Under current rules taxpayers generally have up to five years and ten months, after a particular tax year, to correct errors and make claims that may have been overlooked. Similarly, except when there is fraud or neglect, HM Revenue & Customs (HMRC) can only raise assessments for outstanding tax for a period of six years after the year in question. Buried deep in the Finance Bill are proposals to reduce and align these limits to only four years in both cases.

Where there has been “fraudulent or negligent conduct” under the current rules HMRC can raise assessment for up to twenty years. The proposals are that where there is a “loss of tax brought about carelessly” the limit will be reduced to six years but will remain at twenty years where this is “deliberate”

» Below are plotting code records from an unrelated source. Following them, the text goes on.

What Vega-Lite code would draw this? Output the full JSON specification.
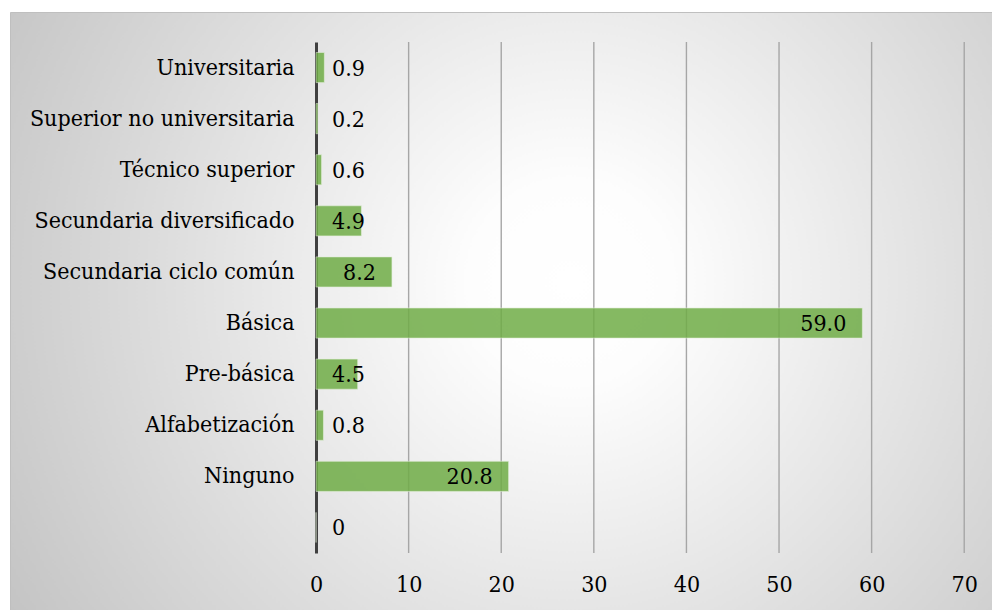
{
  "$schema": "https://vega.github.io/schema/vega-lite/v6.json",
  "autosize": {"type": "none"},
  "width": 982,
  "height": 598,
  "padding": {"left": 10, "top": 12, "right": 0, "bottom": 0},
  "background": "#ffffff",
  "config": {
    "font": "DejaVu Serif Condensed, DejaVu Serif, serif",
    "view": {
      "stroke": "#bfbfbf",
      "strokeWidth": 1,
      "fill": {
        "gradient": "radial",
        "x1": 0.57, "y1": 0.47, "r1": 0,
        "x2": 0.57, "y2": 0.47, "r2": 0.68,
        "stops": [
          {"offset": 0, "color": "#ffffff"},
          {"offset": 0.15, "color": "#fdfdfd"},
          {"offset": 1, "color": "#c2c2c2"}
        ]
      }
    }
  },
  "resolve": {"scale": {"y": "independent"}, "axis": {"y": "independent"}},
  "layer": [
    {
      "data": {"values": [{"g": 10}, {"g": 20}, {"g": 30}, {"g": 40}, {"g": 50}, {"g": 60}, {"g": 70}]},
      "mark": {"type": "rule", "color": "#a6a6a6", "strokeWidth": 1.4},
      "encoding": {
        "x": {"field": "g", "type": "quantitative", "scale": {"domain": [-33.05, 73.0], "nice": false, "zero": false}},
        "y": {"datum": 0, "type": "quantitative", "scale": {"domain": [0, 1], "range": [30, 541], "nice": false, "zero": false}, "axis": null},
        "y2": {"datum": 1}
      }
    },
    {
      "data": {
        "values": [
          {"nivel": "Universitaria", "pct": 0.9, "lbl": "0.9"},
          {"nivel": "Superior no universitaria", "pct": 0.2, "lbl": "0.2"},
          {"nivel": "Técnico superior", "pct": 0.6, "lbl": "0.6"},
          {"nivel": "Secundaria diversificado", "pct": 4.9, "lbl": "4.9"},
          {"nivel": "Secundaria ciclo común", "pct": 8.2, "lbl": "8.2"},
          {"nivel": "Básica", "pct": 59.0, "lbl": "59.0"},
          {"nivel": "Pre-básica", "pct": 4.5, "lbl": "4.5"},
          {"nivel": "Alfabetización", "pct": 0.8, "lbl": "0.8"},
          {"nivel": "Ninguno", "pct": 20.8, "lbl": "20.8"},
          {"nivel": " ", "pct": 0, "lbl": "0"}
        ]
      },
      "encoding": {
        "y": {
          "field": "nivel",
          "type": "nominal",
          "sort": null,
          "scale": {"range": [30, 541], "paddingInner": 0.41, "paddingOuter": 0.205},
          "axis": {
            "title": null,
            "orient": "left",
            "offset": -306,
            "ticks": false,
            "labelPadding": 22,
            "labelFontSize": 23,
            "labelColor": "#000000",
            "labelLimit": 400,
            "domainColor": "#404040",
            "domainWidth": 3,
            "grid": false
          }
        }
      },
      "layer": [
        {
          "mark": {"type": "bar", "color": "#70AD47", "opacity": 0.85, "stroke": "#e2efda", "strokeWidth": 0.8, "strokeOpacity": 0.8},
          "encoding": {
            "x": {
              "field": "pct",
              "type": "quantitative",
              "axis": {
                "title": null,
                "orient": "bottom",
                "offset": -57,
                "values": [0, 10, 20, 30, 40, 50, 60, 70],
                "ticks": false,
                "domain": false,
                "labelPadding": 20,
                "labelFontSize": 23,
                "labelColor": "#000000",
                "grid": false
              }
            }
          }
        },
        {
          "transform": [{"filter": "datum.pct >= 8"}],
          "mark": {"type": "text", "align": "right", "baseline": "middle", "dx": -16, "dy": 1, "fontSize": 23, "color": "#000000"},
          "encoding": {
            "x": {"field": "pct", "type": "quantitative"},
            "text": {"field": "lbl"}
          }
        },
        {
          "transform": [{"filter": "datum.pct < 8"}],
          "mark": {"type": "text", "align": "left", "baseline": "middle", "dx": 16, "dy": 1, "fontSize": 23, "color": "#000000"},
          "encoding": {
            "x": {"datum": 0, "type": "quantitative"},
            "text": {"field": "lbl"}
          }
        }
      ]
    }
  ]
}
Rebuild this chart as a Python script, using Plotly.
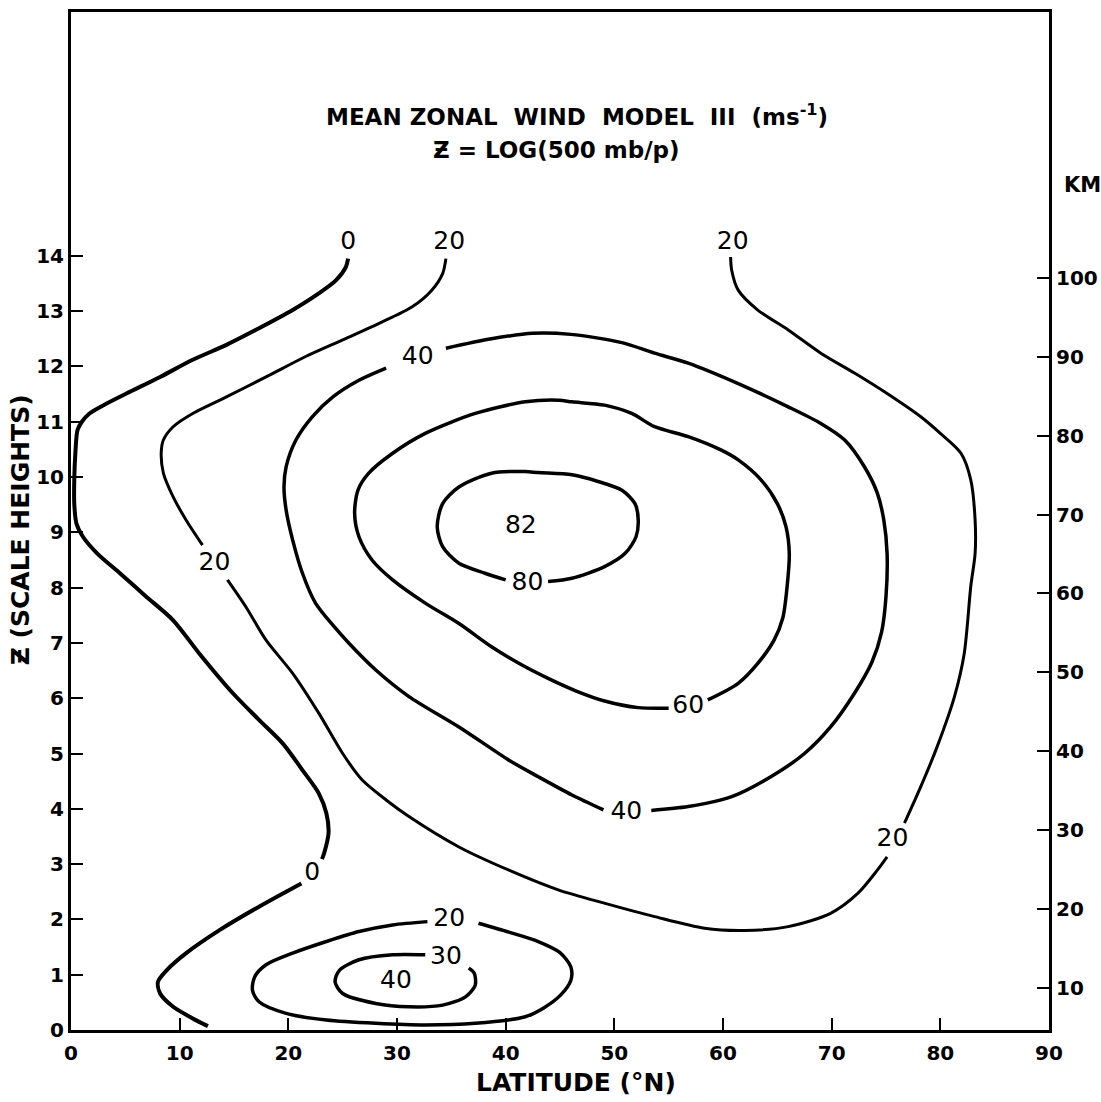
import plotly.graph_objects as go

# Mean zonal wind (m/s), model III: isotach paths as (latitude degN, Z in scale heights).
# None breaks a line where a value label sits.
u0_path = [(25.5, 13.95), (25.3, 13.80), (24.4, 13.56), (22.8, 13.32), (20.4, 13.02),
           (17.3, 12.69), (14.3, 12.39), (11.2, 12.12), (8.2, 11.81), (5.1, 11.51),
           (3.0, 11.30), (1.7, 11.15), (1.0, 11.00), (0.6, 10.85), (0.4, 10.43),
           (0.3, 9.95), (0.3, 9.52), (0.5, 9.16), (1.1, 8.92), (2.4, 8.62), (4.5, 8.26),
           (6.9, 7.84), (9.4, 7.41), (11.8, 6.81), (14.9, 6.09), (17.3, 5.61), (19.5, 5.18),
           (21.3, 4.70), (22.8, 4.28), (23.5, 3.92), (23.7, 3.56), (23.3, 3.20), (23.1, 3.09),
           None,
           (21.2, 2.65), (17.3, 2.23), (13.7, 1.81), (10.6, 1.39), (8.8, 1.08), (8.0, 0.87),
           (8.2, 0.66), (9.4, 0.42), (11.2, 0.21), (12.6, 0.07)]

u20_path = [(34.5, 13.95), (34.2, 13.68), (33.2, 13.38), (31.4, 13.08), (28.35, 12.78),
            (25.0, 12.48), (21.6, 12.18), (17.95, 11.81), (14.3, 11.45), (11.2, 11.15),
            (9.4, 10.91), (8.5, 10.67), (8.3, 10.43), (8.5, 10.07), (9.4, 9.64),
            (10.6, 9.22), (12.1, 8.77),
            None,
            (14.4, 8.14), (16.1, 7.65), (17.95, 7.05), (20.4, 6.45), (22.8, 5.73),
            (25.0, 5.00), (26.8, 4.52), (29.0, 4.16), (31.1, 3.86), (35.7, 3.31),
            (40.3, 2.89), (44.9, 2.53), (49.15, 2.29), (53.7, 2.05), (58.3, 1.84),
            (62.0, 1.80), (66.0, 1.87), (69.9, 2.11), (72.4, 2.47), (74.2, 2.89), (75.1, 3.13),
            None,
            (76.7, 3.74), (78.2, 4.40), (79.7, 5.12), (81.3, 6.03), (82.2, 6.81),
            (82.8, 8.02), (83.2, 8.62), (83.2, 9.22), (82.8, 9.95), (81.9, 10.43),
            (80.0, 10.79), (78.2, 11.09), (75.1, 11.51), (72.1, 11.88), (69.0, 12.24),
            (66.0, 12.66), (63.2, 13.02), (61.4, 13.38), (60.8, 13.74), (60.7, 13.98)]

u40_path = [(34.5, 12.33), (38.7, 12.50), (42.5, 12.60), (46.0, 12.58), (50.7, 12.43),
            (53.7, 12.24), (56.8, 12.06), (61.4, 11.69), (66.0, 11.27),
            (69.0, 10.97), (71.2, 10.67), (73.0, 10.19), (74.2, 9.71), (74.8, 9.22),
            (75.1, 8.62), (75.0, 7.84), (74.6, 7.20), (73.7, 6.65), (72.1, 6.09),
            (69.9, 5.48), (67.5, 5.00), (64.4, 4.58), (60.8, 4.22), (56.8, 4.04), (53.4, 3.97),
            None,
            (49.0, 3.98), (46.1, 4.25), (43.0, 4.58), (40.3, 4.88), (35.7, 5.48),
            (31.1, 6.03), (28.05, 6.51), (25.6, 6.99), (24.1, 7.32), (22.5, 7.72),
            (21.3, 8.26), (20.4, 8.86), (19.8, 9.40), (19.6, 9.82), (19.8, 10.19),
            (20.7, 10.67), (22.2, 11.09), (24.1, 11.45), (26.5, 11.75), (29.0, 11.97)]

u60_path = [(58.6, 5.97), (61.4, 6.27), (63.2, 6.63), (64.7, 7.05), (65.5, 7.45),
            (65.9, 8.02), (66.1, 8.62), (65.8, 9.10), (65.0, 9.52), (63.5, 9.95),
            (61.4, 10.31), (59.8, 10.49), (56.8, 10.73), (53.7, 10.91), (51.6, 11.15),
            (49.1, 11.30), (46.1, 11.36), (44.9, 11.39), (41.8, 11.36), (37.2, 11.15),
            (32.6, 10.79), (29.6, 10.43), (27.4, 10.07), (26.4, 9.76), (26.1, 9.34),
            (26.5, 8.92), (27.7, 8.50), (29.6, 8.14), (32.6, 7.72), (35.7, 7.35),
            (38.7, 6.93), (41.5, 6.60), (44.0, 6.35), (46.5, 6.13), (49.1, 5.95),
            (52.2, 5.83), (55.0, 5.82)]

u80_path = [(43.9, 8.11), (46.1, 8.17), (49.1, 8.38), (51.0, 8.62), (52.0, 8.92),
            (52.2, 9.22), (51.9, 9.52), (50.7, 9.76), (48.5, 9.92), (46.1, 10.04),
            (43.0, 10.08), (41.8, 10.10), (38.7, 10.07), (35.7, 9.82), (34.2, 9.52),
            (33.7, 9.10), (34.2, 8.74), (35.7, 8.44), (38.1, 8.26), (40.0, 8.14)]

# Low-level jet near 30N
u20_low_path = [(37.5, 1.93), (40.3, 1.77), (43.0, 1.60), (45.0, 1.40), (46.0, 1.14),
                (46.0, 0.90), (45.05, 0.63), (43.5, 0.40), (41.8, 0.24), (37.2, 0.12),
                (32.6, 0.09), (28.05, 0.12), (23.5, 0.18), (19.8, 0.30), (17.3, 0.51),
                (16.7, 0.72), (16.9, 0.96), (17.95, 1.18), (20.4, 1.39), (23.5, 1.60),
                (26.5, 1.78), (29.6, 1.90), (32.8, 1.96)]

u30_low_path = [(36.6, 1.12), (37.1, 1.03), (37.2, 0.81), (36.3, 0.60), (34.2, 0.45),
                (31.1, 0.42), (28.05, 0.48), (25.0, 0.66), (24.3, 0.87), (24.7, 1.08),
                (26.5, 1.27), (29.6, 1.36), (32.6, 1.36)]

# Value labels on the isotachs (and the two wind maxima)
label_lat = [25.5, 34.8, 60.9, 13.2, 75.6, 31.9, 51.1, 56.8, 42.0, 41.4, 34.8, 34.5, 29.9, 22.2]
label_z = [14.23, 14.23, 14.23, 8.44, 3.44, 12.15, 3.92, 5.84, 8.07, 9.11, 1.99, 1.30, 0.87, 2.83]
label_val = ["0", "20", "20", "20", "20", "40", "40", "60", "80", "82", "20", "30", "40", "0"]

x_ticks = [0, 10, 20, 30, 40, 50, 60, 70, 80, 90]
z_ticks = list(range(0, 15))
km_ticks = [10, 20, 30, 40, 50, 60, 70, 80, 90, 100]

Z_MAX = 18.41
# height in km: 10 km at Z = 0.76, about 7 km per scale height
KM_AT_REF, Z_REF, KM_PER_H = 10.0, 0.76, 7.008
km_range = [KM_AT_REF + KM_PER_H * (0 - Z_REF), KM_AT_REF + KM_PER_H * (Z_MAX - Z_REF)]

FONT = "DejaVu Sans"

def unzip(path):
    xs, ys = [], []
    for p in path:
        if p is None:
            xs.append(None)
            ys.append(None)
        else:
            xs.append(p[0])
            ys.append(p[1])
    return xs, ys

fig = go.Figure()

lines = [
    (u0_path, 4.0),
    (u20_path, 3.0),
    (u40_path, 3.5),
    (u60_path, 3.5),
    (u80_path, 3.5),
    (u20_low_path, 3.5),
    (u30_low_path, 3.5),
]
for path, w in lines:
    xs, ys = unzip(path)
    fig.add_trace(go.Scatter(
        x=xs, y=ys, mode="lines", connectgaps=False,
        line=dict(color="black", width=w, shape="spline", smoothing=0.8),
        hoverinfo="skip", showlegend=False,
    ))

fig.add_trace(go.Scatter(
    x=label_lat, y=label_z, mode="text", text=label_val,
    textposition="middle center",
    textfont=dict(family=FONT, size=25, color="black"),
    hoverinfo="skip", showlegend=False,
))

# anchor trace for the km axis
fig.add_trace(go.Scatter(
    x=[0], y=[km_range[0]], yaxis="y2", mode="markers",
    marker=dict(opacity=0), hoverinfo="skip", showlegend=False,
))

tickfont = dict(family=FONT, size=20, color="black", weight="bold")
common = dict(ticks="inside", ticklen=12, tickwidth=2, tickcolor="black",
              showline=True, linewidth=3, linecolor="black",
              showgrid=False, zeroline=False, tickfont=tickfont, automargin=False)

fig.update_layout(
    width=1101, height=1102,
    margin=dict(l=71, r=52, t=12, b=72, autoexpand=False),
    paper_bgcolor="white", plot_bgcolor="white",
    xaxis=dict(range=[0, 90], tickvals=x_ticks, ticktext=[str(v) for v in x_ticks],
               mirror=True, ticklabelstandoff=3, **common),
    yaxis=dict(range=[0, Z_MAX], tickvals=z_ticks, ticktext=[str(v) for v in z_ticks],
               ticklabelstandoff=0, **common),
    yaxis2=dict(overlaying="y", side="right", range=km_range,
                tickvals=km_ticks, ticktext=[str(v) for v in km_ticks],
                ticklabelstandoff=0, **common),
)

def note(text, x, y, size, angle=0):
    fig.add_annotation(text=text, xref="paper", yref="paper", x=x, y=y,
                       xanchor="center", yanchor="middle", showarrow=False,
                       textangle=angle, font=dict(family=FONT, size=size, color="black"))

note("<b>MEAN ZONAL  WIND  MODEL  III  (ms<sup>-1</sup>)</b>", 0.517, 0.899, 23)
note("<b>Ƶ = LOG(500 mb/p)</b>", 0.496, 0.864, 23)
note("<b>Ƶ (SCALE HEIGHTS)</b>", -0.052, 0.491, 25, angle=-90)
note("<b>LATITUDE (°N)</b>", 0.516, -0.052, 25)
note("<b>KM</b>", 1.034, 0.830, 21)

fig.write_html("out.html")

Whilst the general shortening of the time limits are welcome the Low Income Tax Reform Group has picked up on the point that there are many cases where HMRC have been “careless” with a taxpayer’s affairs and will have six years to recover any tax. However HMRC will only make repayments going back four years.

The proposals are due to be debated in Parliament in the coming weeks and, if they remain unchanged, will form part of the Finance Act which should receive Royal Assent later this summer. The rule changes will come into effect once the Treasury issue the relevant Statutory Instrument which could be soon after Royal Assent.

This means that any outstanding claims for the tax year 2002/2003 and 2003/2004 which are currently “in-date” will become “out of date” overnight (unless some transitional rules are also introduced). Such claims might include:

• Age related personal allowances (including married couple’s allowance)
• Blind person’s allowances
• Pension contributions
• Qualifying loan interest
• Capital losses.

If there are any outstanding claims for these years it would be prudent to consider these sooner rather than later.

There is one situation where the proposal is to increase the time limit. In the case where someone dies HMRC currently only have three years and ten months after the year of death to raise an assessment and this will be extended to four years.